AIM = Restate word for word the lines of the data below, from the first through the one that has "const tickValues = [0, 0.2, 0.4, 0.6, 0.8, 1.0];".

DATA SHOWN =
● ● ● ●
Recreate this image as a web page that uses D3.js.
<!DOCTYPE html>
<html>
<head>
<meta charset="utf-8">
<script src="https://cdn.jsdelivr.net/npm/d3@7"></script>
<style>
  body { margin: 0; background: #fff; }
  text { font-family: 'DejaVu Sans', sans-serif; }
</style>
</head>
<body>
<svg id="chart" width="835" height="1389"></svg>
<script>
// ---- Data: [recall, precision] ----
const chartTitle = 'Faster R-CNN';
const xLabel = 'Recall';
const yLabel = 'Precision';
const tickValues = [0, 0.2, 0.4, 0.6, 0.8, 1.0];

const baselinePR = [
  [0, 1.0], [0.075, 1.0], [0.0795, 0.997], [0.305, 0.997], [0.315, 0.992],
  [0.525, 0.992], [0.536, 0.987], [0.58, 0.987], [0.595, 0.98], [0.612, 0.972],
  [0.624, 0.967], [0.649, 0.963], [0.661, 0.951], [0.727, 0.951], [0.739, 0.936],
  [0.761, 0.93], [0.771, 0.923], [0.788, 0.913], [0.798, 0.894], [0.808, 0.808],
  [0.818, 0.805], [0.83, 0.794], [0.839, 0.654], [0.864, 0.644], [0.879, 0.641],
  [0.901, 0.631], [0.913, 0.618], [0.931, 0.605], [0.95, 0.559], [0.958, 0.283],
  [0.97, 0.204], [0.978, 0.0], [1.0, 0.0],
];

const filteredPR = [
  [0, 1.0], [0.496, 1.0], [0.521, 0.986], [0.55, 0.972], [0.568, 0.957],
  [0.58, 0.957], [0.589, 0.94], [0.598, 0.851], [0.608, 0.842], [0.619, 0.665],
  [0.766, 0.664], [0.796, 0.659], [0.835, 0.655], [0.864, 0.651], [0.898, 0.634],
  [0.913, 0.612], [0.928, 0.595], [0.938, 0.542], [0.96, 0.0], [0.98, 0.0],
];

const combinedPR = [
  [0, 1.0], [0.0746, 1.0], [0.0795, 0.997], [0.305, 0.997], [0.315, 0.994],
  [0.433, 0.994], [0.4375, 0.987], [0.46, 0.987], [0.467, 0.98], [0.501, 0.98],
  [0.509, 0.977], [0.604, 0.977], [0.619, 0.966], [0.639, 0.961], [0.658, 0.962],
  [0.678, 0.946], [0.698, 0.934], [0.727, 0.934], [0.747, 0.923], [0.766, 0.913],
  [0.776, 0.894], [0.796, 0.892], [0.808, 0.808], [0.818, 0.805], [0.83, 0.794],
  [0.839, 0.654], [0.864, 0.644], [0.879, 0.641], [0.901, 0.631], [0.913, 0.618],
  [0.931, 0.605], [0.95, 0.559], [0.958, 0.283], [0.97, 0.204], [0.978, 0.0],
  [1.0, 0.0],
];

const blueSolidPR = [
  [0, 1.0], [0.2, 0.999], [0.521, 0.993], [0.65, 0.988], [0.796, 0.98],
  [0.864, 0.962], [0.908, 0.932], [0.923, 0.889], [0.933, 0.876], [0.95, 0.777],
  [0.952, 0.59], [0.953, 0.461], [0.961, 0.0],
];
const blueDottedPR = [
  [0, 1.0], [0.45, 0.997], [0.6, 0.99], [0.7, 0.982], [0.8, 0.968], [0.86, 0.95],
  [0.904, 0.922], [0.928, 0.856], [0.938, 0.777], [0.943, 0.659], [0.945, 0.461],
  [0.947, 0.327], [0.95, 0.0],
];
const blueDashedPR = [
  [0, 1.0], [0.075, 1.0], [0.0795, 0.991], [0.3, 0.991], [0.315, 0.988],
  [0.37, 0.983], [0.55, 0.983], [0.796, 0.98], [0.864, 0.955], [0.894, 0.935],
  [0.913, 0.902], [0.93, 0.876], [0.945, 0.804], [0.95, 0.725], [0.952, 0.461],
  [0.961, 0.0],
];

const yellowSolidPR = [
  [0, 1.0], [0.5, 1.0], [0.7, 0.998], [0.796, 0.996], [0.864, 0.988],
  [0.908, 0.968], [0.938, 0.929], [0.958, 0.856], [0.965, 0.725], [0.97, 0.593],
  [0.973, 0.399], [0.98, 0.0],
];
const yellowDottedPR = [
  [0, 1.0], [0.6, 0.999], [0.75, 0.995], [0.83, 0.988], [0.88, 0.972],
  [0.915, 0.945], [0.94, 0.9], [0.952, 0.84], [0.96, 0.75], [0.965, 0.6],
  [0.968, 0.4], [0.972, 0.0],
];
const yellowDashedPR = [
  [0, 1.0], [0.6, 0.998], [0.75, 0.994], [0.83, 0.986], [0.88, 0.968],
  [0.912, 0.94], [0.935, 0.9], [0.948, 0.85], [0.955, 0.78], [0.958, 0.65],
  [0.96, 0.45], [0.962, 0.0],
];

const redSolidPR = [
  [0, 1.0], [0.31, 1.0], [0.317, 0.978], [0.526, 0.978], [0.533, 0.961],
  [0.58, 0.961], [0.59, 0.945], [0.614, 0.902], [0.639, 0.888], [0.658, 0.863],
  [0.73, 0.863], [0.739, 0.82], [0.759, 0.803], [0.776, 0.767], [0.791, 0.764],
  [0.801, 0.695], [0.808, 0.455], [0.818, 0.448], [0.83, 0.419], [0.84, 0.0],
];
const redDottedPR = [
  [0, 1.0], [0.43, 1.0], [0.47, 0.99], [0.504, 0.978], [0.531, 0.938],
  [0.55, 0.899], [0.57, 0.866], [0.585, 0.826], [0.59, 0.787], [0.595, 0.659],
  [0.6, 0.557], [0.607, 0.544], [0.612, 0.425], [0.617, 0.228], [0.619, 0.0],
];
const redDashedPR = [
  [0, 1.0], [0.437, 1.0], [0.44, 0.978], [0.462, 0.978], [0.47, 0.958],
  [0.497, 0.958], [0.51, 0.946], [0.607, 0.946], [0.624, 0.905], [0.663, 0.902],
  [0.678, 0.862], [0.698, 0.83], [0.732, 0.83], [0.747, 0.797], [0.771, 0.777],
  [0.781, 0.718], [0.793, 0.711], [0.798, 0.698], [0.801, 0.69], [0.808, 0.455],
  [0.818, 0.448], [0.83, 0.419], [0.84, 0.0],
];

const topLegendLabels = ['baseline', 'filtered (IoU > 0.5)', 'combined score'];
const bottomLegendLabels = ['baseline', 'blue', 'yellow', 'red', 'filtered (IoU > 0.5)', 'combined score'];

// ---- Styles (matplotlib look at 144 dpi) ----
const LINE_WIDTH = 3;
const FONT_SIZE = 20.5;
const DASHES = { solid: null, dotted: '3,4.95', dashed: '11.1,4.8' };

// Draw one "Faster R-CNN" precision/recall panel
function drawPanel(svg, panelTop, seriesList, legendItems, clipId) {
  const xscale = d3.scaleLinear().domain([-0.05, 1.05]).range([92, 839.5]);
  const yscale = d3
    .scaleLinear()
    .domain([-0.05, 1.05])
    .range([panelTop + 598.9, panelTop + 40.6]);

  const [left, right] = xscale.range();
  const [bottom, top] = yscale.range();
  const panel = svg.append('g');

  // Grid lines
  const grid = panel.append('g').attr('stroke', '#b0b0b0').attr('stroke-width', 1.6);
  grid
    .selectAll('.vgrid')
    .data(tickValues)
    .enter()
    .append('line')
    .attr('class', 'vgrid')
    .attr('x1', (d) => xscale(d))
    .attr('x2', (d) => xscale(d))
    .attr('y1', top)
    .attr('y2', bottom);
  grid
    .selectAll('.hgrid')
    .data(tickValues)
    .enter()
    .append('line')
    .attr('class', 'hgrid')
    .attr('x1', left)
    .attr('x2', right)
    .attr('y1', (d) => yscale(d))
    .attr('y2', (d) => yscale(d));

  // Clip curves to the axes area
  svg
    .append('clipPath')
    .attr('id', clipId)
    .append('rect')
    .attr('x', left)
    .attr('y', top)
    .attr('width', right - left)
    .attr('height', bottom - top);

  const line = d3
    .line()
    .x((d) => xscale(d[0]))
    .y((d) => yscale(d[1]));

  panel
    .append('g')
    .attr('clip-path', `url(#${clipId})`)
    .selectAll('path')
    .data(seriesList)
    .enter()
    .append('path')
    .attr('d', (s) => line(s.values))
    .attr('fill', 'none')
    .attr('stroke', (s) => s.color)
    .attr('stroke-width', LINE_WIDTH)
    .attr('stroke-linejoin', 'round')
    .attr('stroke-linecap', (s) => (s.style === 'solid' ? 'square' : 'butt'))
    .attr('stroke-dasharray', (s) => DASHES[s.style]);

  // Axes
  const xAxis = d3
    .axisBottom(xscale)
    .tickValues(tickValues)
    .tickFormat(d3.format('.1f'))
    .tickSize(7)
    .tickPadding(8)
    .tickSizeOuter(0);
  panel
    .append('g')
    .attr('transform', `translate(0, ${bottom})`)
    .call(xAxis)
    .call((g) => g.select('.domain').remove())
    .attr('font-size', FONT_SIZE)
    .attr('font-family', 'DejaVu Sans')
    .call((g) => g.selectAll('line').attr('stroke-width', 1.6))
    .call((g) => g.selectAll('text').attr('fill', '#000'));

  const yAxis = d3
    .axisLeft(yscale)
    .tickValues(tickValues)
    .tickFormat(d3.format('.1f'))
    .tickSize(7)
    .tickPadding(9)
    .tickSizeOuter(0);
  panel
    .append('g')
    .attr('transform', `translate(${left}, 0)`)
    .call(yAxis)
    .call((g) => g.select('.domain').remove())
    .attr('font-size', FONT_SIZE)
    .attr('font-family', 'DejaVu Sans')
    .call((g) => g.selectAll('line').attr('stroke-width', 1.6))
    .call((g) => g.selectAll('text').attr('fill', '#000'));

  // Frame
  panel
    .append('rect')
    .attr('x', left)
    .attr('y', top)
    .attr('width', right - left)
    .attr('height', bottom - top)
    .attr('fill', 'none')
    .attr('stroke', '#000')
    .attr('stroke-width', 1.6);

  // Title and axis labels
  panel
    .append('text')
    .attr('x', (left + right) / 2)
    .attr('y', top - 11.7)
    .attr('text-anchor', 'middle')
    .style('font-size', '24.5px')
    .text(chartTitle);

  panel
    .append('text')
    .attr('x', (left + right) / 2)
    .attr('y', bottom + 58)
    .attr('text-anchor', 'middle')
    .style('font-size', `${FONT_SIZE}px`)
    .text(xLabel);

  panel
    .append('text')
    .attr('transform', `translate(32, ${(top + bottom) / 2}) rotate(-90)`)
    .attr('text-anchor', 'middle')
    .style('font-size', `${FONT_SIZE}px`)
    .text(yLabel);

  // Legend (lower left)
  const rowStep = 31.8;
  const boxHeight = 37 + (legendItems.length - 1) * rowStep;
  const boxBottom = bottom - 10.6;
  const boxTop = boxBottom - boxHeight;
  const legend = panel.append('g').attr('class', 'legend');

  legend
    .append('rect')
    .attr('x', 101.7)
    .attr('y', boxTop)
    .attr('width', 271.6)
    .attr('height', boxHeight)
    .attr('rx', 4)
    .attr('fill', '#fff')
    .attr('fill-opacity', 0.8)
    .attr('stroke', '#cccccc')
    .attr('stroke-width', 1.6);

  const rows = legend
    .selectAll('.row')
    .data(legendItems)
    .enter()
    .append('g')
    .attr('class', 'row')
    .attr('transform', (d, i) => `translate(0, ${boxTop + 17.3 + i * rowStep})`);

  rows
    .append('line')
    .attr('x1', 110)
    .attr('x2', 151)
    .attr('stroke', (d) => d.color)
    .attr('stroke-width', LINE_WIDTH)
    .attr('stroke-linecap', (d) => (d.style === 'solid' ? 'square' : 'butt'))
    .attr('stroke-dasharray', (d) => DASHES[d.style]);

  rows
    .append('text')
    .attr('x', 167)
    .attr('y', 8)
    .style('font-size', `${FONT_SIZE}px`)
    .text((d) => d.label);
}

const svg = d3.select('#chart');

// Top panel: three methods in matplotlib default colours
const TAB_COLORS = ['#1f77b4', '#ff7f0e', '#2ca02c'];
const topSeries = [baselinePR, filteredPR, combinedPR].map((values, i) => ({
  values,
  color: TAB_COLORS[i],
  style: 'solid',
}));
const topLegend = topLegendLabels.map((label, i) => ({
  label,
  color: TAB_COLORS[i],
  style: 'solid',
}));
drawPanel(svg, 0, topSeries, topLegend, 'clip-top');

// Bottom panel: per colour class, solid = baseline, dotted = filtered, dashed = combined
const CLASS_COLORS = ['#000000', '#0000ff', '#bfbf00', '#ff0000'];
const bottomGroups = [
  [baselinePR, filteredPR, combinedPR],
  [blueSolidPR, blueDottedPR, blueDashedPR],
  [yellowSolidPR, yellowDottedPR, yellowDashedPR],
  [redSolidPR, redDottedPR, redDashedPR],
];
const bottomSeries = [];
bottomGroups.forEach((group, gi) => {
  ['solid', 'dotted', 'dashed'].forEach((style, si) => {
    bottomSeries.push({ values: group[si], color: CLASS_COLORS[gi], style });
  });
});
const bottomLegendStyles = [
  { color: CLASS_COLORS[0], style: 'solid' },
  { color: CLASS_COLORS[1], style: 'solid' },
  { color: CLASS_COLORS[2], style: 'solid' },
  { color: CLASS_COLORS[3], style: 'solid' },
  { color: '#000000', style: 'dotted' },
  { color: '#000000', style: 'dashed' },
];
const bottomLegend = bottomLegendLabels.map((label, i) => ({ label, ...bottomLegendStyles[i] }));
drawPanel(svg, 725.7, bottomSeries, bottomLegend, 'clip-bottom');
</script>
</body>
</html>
● ● ● ●
RESPONSE TO THE EXERCISE =
Recreate this image as a web page that uses D3.js.
<!DOCTYPE html>
<html>
<head>
<meta charset="utf-8">
<script src="https://cdn.jsdelivr.net/npm/d3@7"></script>
<style>
  body { margin: 0; background: #fff; }
  text { font-family: 'DejaVu Sans', sans-serif; }
</style>
</head>
<body>
<svg id="chart" width="835" height="1389"></svg>
<script>
// ---- Data: [recall, precision] ----
const chartTitle = 'Faster R-CNN';
const xLabel = 'Recall';
const yLabel = 'Precision';
const tickValues = [0, 0.2, 0.4, 0.6, 0.8, 1.0];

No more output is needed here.